▸ **Data lines**
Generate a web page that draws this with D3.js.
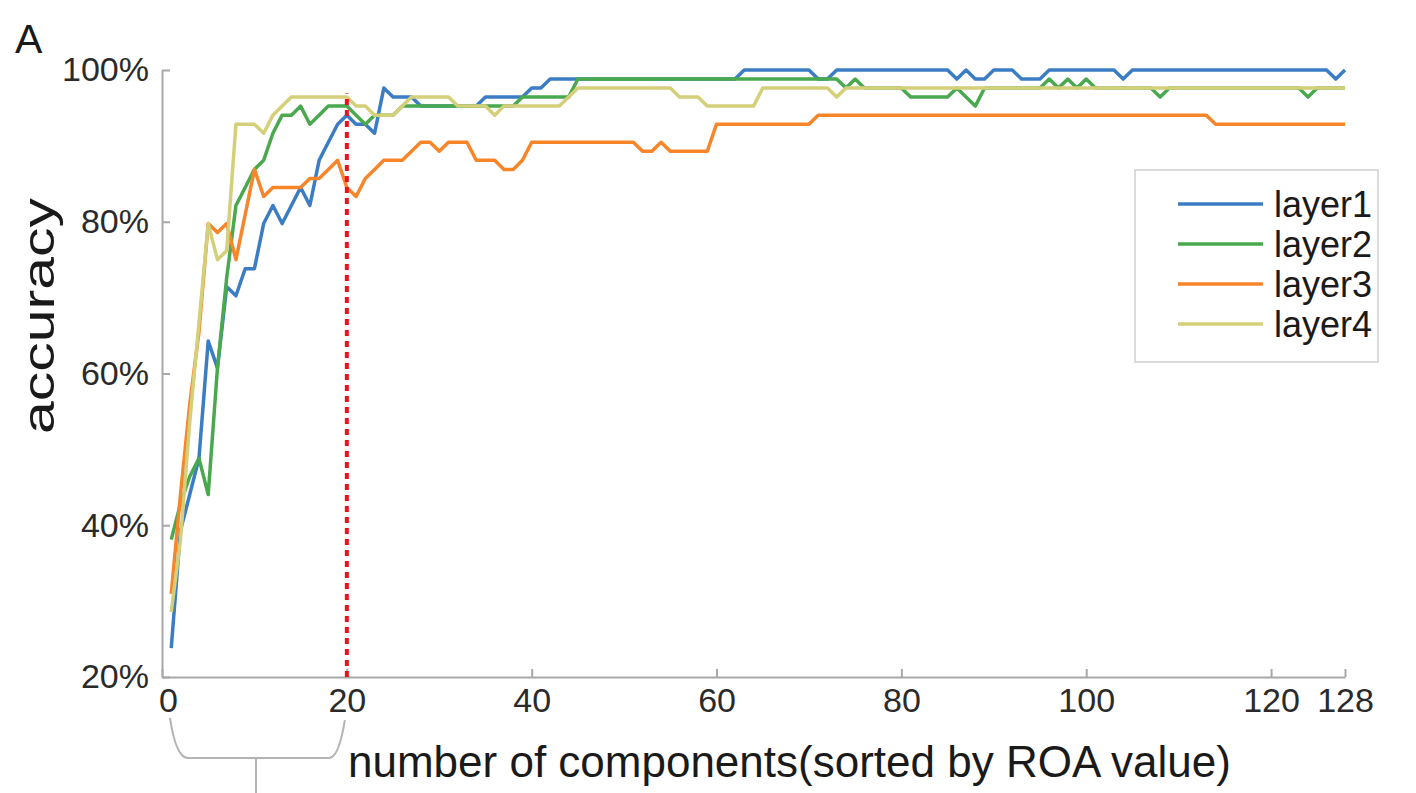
<!DOCTYPE html>
<html>
<head>
<meta charset="utf-8">
<script src="https://cdn.jsdelivr.net/npm/d3@7"></script>
<style>
  body { margin: 0; background: #fff; }
  text { font-family: "Liberation Sans", Arial, sans-serif; }
</style>
</head>
<body>
<script>

// accuracy (%) for components 1..128
var layer1 = [23.81, 39.29, 44.05, 48.81, 64.29, 60.71, 71.43, 70.24, 73.81, 73.81,
  79.76, 82.14, 79.76, 82.14, 84.52, 82.14, 88.10, 90.48, 92.86, 94.05,
  92.86, 92.86, 91.67, 97.62, 96.43, 96.43, 96.43, 95.24, 95.24, 95.24,
  95.24, 95.24, 95.24, 95.24, 96.43, 96.43, 96.43, 96.43, 96.43, 97.62,
  97.62, 98.81, 98.81, 98.81, 98.81, 98.81, 98.81, 98.81, 98.81, 98.81,
  98.81, 98.81, 98.81, 98.81, 98.81, 98.81, 98.81, 98.81, 98.81, 98.81,
  98.81, 98.81, 100, 100, 100, 100, 100, 100, 100, 100,
  98.81, 98.81, 100, 100, 100, 100, 100, 100, 100, 100,
  100, 100, 100, 100, 100, 98.81, 100, 98.81, 98.81, 100,
  100, 100, 98.81, 98.81, 98.81, 100, 100, 100, 100, 100,
  100, 100, 100, 98.81, 100, 100, 100, 100, 100, 100,
  100, 100, 100, 100, 100, 100, 100, 100, 100, 100,
  100, 100, 100, 100, 100, 100, 98.81, 100];

var layer2 = [38.10, 42.86, 46.43, 48.81, 44.05, 60.71, 72.62, 82.14, 84.52, 86.90,
  88.10, 91.67, 94.05, 94.05, 95.24, 92.86, 94.05, 95.24, 95.24, 95.24,
  94.05, 92.86, 94.05, 94.05, 94.05, 95.24, 95.24, 95.24, 95.24, 95.24,
  95.24, 95.24, 95.24, 95.24, 95.24, 95.24, 95.24, 95.24, 96.43, 96.43,
  96.43, 96.43, 96.43, 96.43, 98.81, 98.81, 98.81, 98.81, 98.81, 98.81,
  98.81, 98.81, 98.81, 98.81, 98.81, 98.81, 98.81, 98.81, 98.81, 98.81,
  98.81, 98.81, 98.81, 98.81, 98.81, 98.81, 98.81, 98.81, 98.81, 98.81,
  98.81, 98.81, 98.81, 97.62, 98.81, 97.62, 97.62, 97.62, 97.62, 97.62,
  96.43, 96.43, 96.43, 96.43, 96.43, 97.62, 96.43, 95.24, 97.62, 97.62,
  97.62, 97.62, 97.62, 97.62, 97.62, 98.81, 97.62, 98.81, 97.62, 98.81,
  97.62, 97.62, 97.62, 97.62, 97.62, 97.62, 97.62, 96.43, 97.62, 97.62,
  97.62, 97.62, 97.62, 97.62, 97.62, 97.62, 97.62, 97.62, 97.62, 97.62,
  97.62, 97.62, 97.62, 96.43, 97.62, 97.62, 97.62, 97.62];

var layer3 = [30.95, 44.05, 55.95, 65.48, 79.76, 78.57, 79.76, 75.00, 80.95, 86.90,
  83.33, 84.52, 84.52, 84.52, 84.52, 85.71, 85.71, 86.90, 88.10, 84.52,
  83.33, 85.71, 86.90, 88.10, 88.10, 88.10, 89.29, 90.48, 90.48, 89.29,
  90.48, 90.48, 90.48, 88.10, 88.10, 88.10, 86.90, 86.90, 88.10, 90.48,
  90.48, 90.48, 90.48, 90.48, 90.48, 90.48, 90.48, 90.48, 90.48, 90.48,
  90.48, 89.29, 89.29, 90.48, 89.29, 89.29, 89.29, 89.29, 89.29, 92.86,
  92.86, 92.86, 92.86, 92.86, 92.86, 92.86, 92.86, 92.86, 92.86, 92.86,
  94.05, 94.05, 94.05, 94.05, 94.05, 94.05, 94.05, 94.05, 94.05, 94.05,
  94.05, 94.05, 94.05, 94.05, 94.05, 94.05, 94.05, 94.05, 94.05, 94.05,
  94.05, 94.05, 94.05, 94.05, 94.05, 94.05, 94.05, 94.05, 94.05, 94.05,
  94.05, 94.05, 94.05, 94.05, 94.05, 94.05, 94.05, 94.05, 94.05, 94.05,
  94.05, 94.05, 94.05, 92.86, 92.86, 92.86, 92.86, 92.86, 92.86, 92.86,
  92.86, 92.86, 92.86, 92.86, 92.86, 92.86, 92.86, 92.86];

var layer4 = [28.57, 38.10, 53.57, 66.67, 79.76, 75.00, 76.19, 92.86, 92.86, 92.86,
  91.67, 94.05, 95.24, 96.43, 96.43, 96.43, 96.43, 96.43, 96.43, 96.43,
  95.24, 95.24, 94.05, 94.05, 94.05, 95.24, 96.43, 96.43, 96.43, 96.43,
  96.43, 95.24, 95.24, 95.24, 95.24, 94.05, 95.24, 95.24, 95.24, 95.24,
  95.24, 95.24, 95.24, 96.43, 97.62, 97.62, 97.62, 97.62, 97.62, 97.62,
  97.62, 97.62, 97.62, 97.62, 97.62, 96.43, 96.43, 96.43, 95.24, 95.24,
  95.24, 95.24, 95.24, 95.24, 97.62, 97.62, 97.62, 97.62, 97.62, 97.62,
  97.62, 97.62, 96.43, 97.62, 97.62, 97.62, 97.62, 97.62, 97.62, 97.62,
  97.62, 97.62, 97.62, 97.62, 97.62, 97.62, 97.62, 97.62, 97.62, 97.62,
  97.62, 97.62, 97.62, 97.62, 97.62, 97.62, 97.62, 97.62, 97.62, 97.62,
  97.62, 97.62, 97.62, 97.62, 97.62, 97.62, 97.62, 97.62, 97.62, 97.62,
  97.62, 97.62, 97.62, 97.62, 97.62, 97.62, 97.62, 97.62, 97.62, 97.62,
  97.62, 97.62, 97.62, 97.62, 97.62, 97.62, 97.62, 97.62];

var seriesNames = ["layer1", "layer2", "layer3", "layer4"];
var seriesColors = ["#3b7dc4", "#4aa84f", "#f7862b", "#d4d07a"];
var xTicks = [0, 20, 40, 60, 80, 100, 120, 128];
var yTicks = [20, 40, 60, 80, 100];
var cutoff = 20;
var cutoffTop = 96.9;

var width = 1416, height = 793;

var svg = d3.select("body").append("svg")
    .attr("width", width)
    .attr("height", height);

var x = d3.scaleLinear().domain([0, 128]).range([162, 1345]);
var y = d3.scaleLinear().domain([20, 100]).range([677, 70]);

// axes, MATLAB style: ticks point inward, no box
var xAxis = svg.append("g")
    .attr("transform", "translate(0," + y(20) + ")")
    .call(d3.axisBottom(x).tickValues(xTicks).tickSize(-8).tickSizeOuter(0).tickPadding(11));

var yAxis = svg.append("g")
    .attr("transform", "translate(" + x(0) + ",0)")
    .call(d3.axisLeft(y).tickValues(yTicks).tickSize(-8).tickSizeOuter(0).tickPadding(13)
      .tickFormat(function(d) { return d + "%"; }));

[xAxis, yAxis].forEach(function(g) {
  g.select(".domain").attr("stroke", "#a8a8a8").attr("stroke-width", 2);
  g.selectAll(".tick line").attr("stroke", "#a8a8a8").attr("stroke-width", 2);
  g.selectAll(".tick text")
    .attr("font-size", "34px")
    .attr("fill", "#2a2a2a")
    .style("font-family", "'Liberation Sans', Arial, sans-serif");
});

// nudge the first x label off the corner, as in the figure
xAxis.selectAll(".tick text").filter(function(d) { return d === 0; }).attr("dx", 6);

// lines
var line = d3.line()
    .x(function(d, i) { return x(i + 1); })
    .y(function(d) { return y(d); });

var allSeries = [layer1, layer2, layer3, layer4];

svg.selectAll("path.series")
    .data(allSeries)
    .enter().append("path")
    .attr("class", "series")
    .attr("d", line)
    .attr("fill", "none")
    .attr("stroke", function(d, i) { return seriesColors[i]; })
    .attr("stroke-width", 3.5)
    .attr("stroke-linejoin", "round");

// red cut-off line
svg.append("line")
    .attr("x1", x(cutoff)).attr("x2", x(cutoff))
    .attr("y1", y(20)).attr("y2", y(cutoffTop))
    .attr("stroke", "#e8141c")
    .attr("stroke-width", 4)
    .attr("stroke-dasharray", "6,5");

// legend
var legend = svg.append("g");
legend.append("rect")
    .attr("x", 1135).attr("y", 170)
    .attr("width", 243).attr("height", 192)
    .attr("fill", "#fff")
    .attr("stroke", "#d0d0d0")
    .attr("stroke-width", 1.5);

var items = legend.selectAll("g.item")
    .data(seriesNames)
    .enter().append("g")
    .attr("class", "item")
    .attr("transform", function(d, i) { return "translate(0," + (204 + i * 40) + ")"; });

items.append("line")
    .attr("x1", 1178).attr("x2", 1263)
    .attr("stroke", function(d, i) { return seriesColors[i]; })
    .attr("stroke-width", 3.5);

items.append("text")
    .attr("x", 1274)
    .attr("dy", "0.35em")
    .attr("font-size", "36px")
    .attr("fill", "#1a1a1a")
    .text(function(d) { return d; });

// labels
svg.append("text")
    .attr("transform", "translate(54,316) rotate(-90)")
    .attr("text-anchor", "middle")
    .attr("font-size", "45px")
    .attr("textLength", 236)
    .attr("lengthAdjust", "spacingAndGlyphs")
    .attr("fill", "#1a1a1a")
    .text("accuracy");

svg.append("text")
    .attr("x", 348).attr("y", 777)
    .attr("font-size", "44px")
    .attr("fill", "#1a1a1a")
    .text("number of components(sorted by ROA value)");

svg.append("text")
    .attr("x", 15).attr("y", 53)
    .attr("font-size", "41px")
    .attr("fill", "#1a1a1a")
    .text("A");

// bracket under the first 20 components
svg.append("path")
    .attr("d", "M" + (x(0) + 8) + ",718 Q" + (x(0) + 14) + ",758 " + (x(0) + 26) + ",758 L" +
               (x(cutoff) - 18) + ",758 Q" + (x(cutoff) - 8) + ",758 " + (x(cutoff) - 2) + ",720")
    .attr("fill", "none")
    .attr("stroke", "#b4b4b4")
    .attr("stroke-width", 2);

svg.append("line")
    .attr("x1", 256).attr("x2", 256)
    .attr("y1", 758).attr("y2", 793)
    .attr("stroke", "#b4b4b4")
    .attr("stroke-width", 2);

</script>
</body>
</html>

▸ **Aim of the task**
Exactly reproduce the run of lines from the start of the listing through the line with "100, 100, 100, 100, 100, 100, 98.81, 100];", inclusive; pictures are not copied.

▸ **Solved problem**
Generate a web page that draws this with D3.js.
<!DOCTYPE html>
<html>
<head>
<meta charset="utf-8">
<script src="https://cdn.jsdelivr.net/npm/d3@7"></script>
<style>
  body { margin: 0; background: #fff; }
  text { font-family: "Liberation Sans", Arial, sans-serif; }
</style>
</head>
<body>
<script>

// accuracy (%) for components 1..128
var layer1 = [23.81, 39.29, 44.05, 48.81, 64.29, 60.71, 71.43, 70.24, 73.81, 73.81,
  79.76, 82.14, 79.76, 82.14, 84.52, 82.14, 88.10, 90.48, 92.86, 94.05,
  92.86, 92.86, 91.67, 97.62, 96.43, 96.43, 96.43, 95.24, 95.24, 95.24,
  95.24, 95.24, 95.24, 95.24, 96.43, 96.43, 96.43, 96.43, 96.43, 97.62,
  97.62, 98.81, 98.81, 98.81, 98.81, 98.81, 98.81, 98.81, 98.81, 98.81,
  98.81, 98.81, 98.81, 98.81, 98.81, 98.81, 98.81, 98.81, 98.81, 98.81,
  98.81, 98.81, 100, 100, 100, 100, 100, 100, 100, 100,
  98.81, 98.81, 100, 100, 100, 100, 100, 100, 100, 100,
  100, 100, 100, 100, 100, 98.81, 100, 98.81, 98.81, 100,
  100, 100, 98.81, 98.81, 98.81, 100, 100, 100, 100, 100,
  100, 100, 100, 98.81, 100, 100, 100, 100, 100, 100,
  100, 100, 100, 100, 100, 100, 100, 100, 100, 100,
  100, 100, 100, 100, 100, 100, 98.81, 100];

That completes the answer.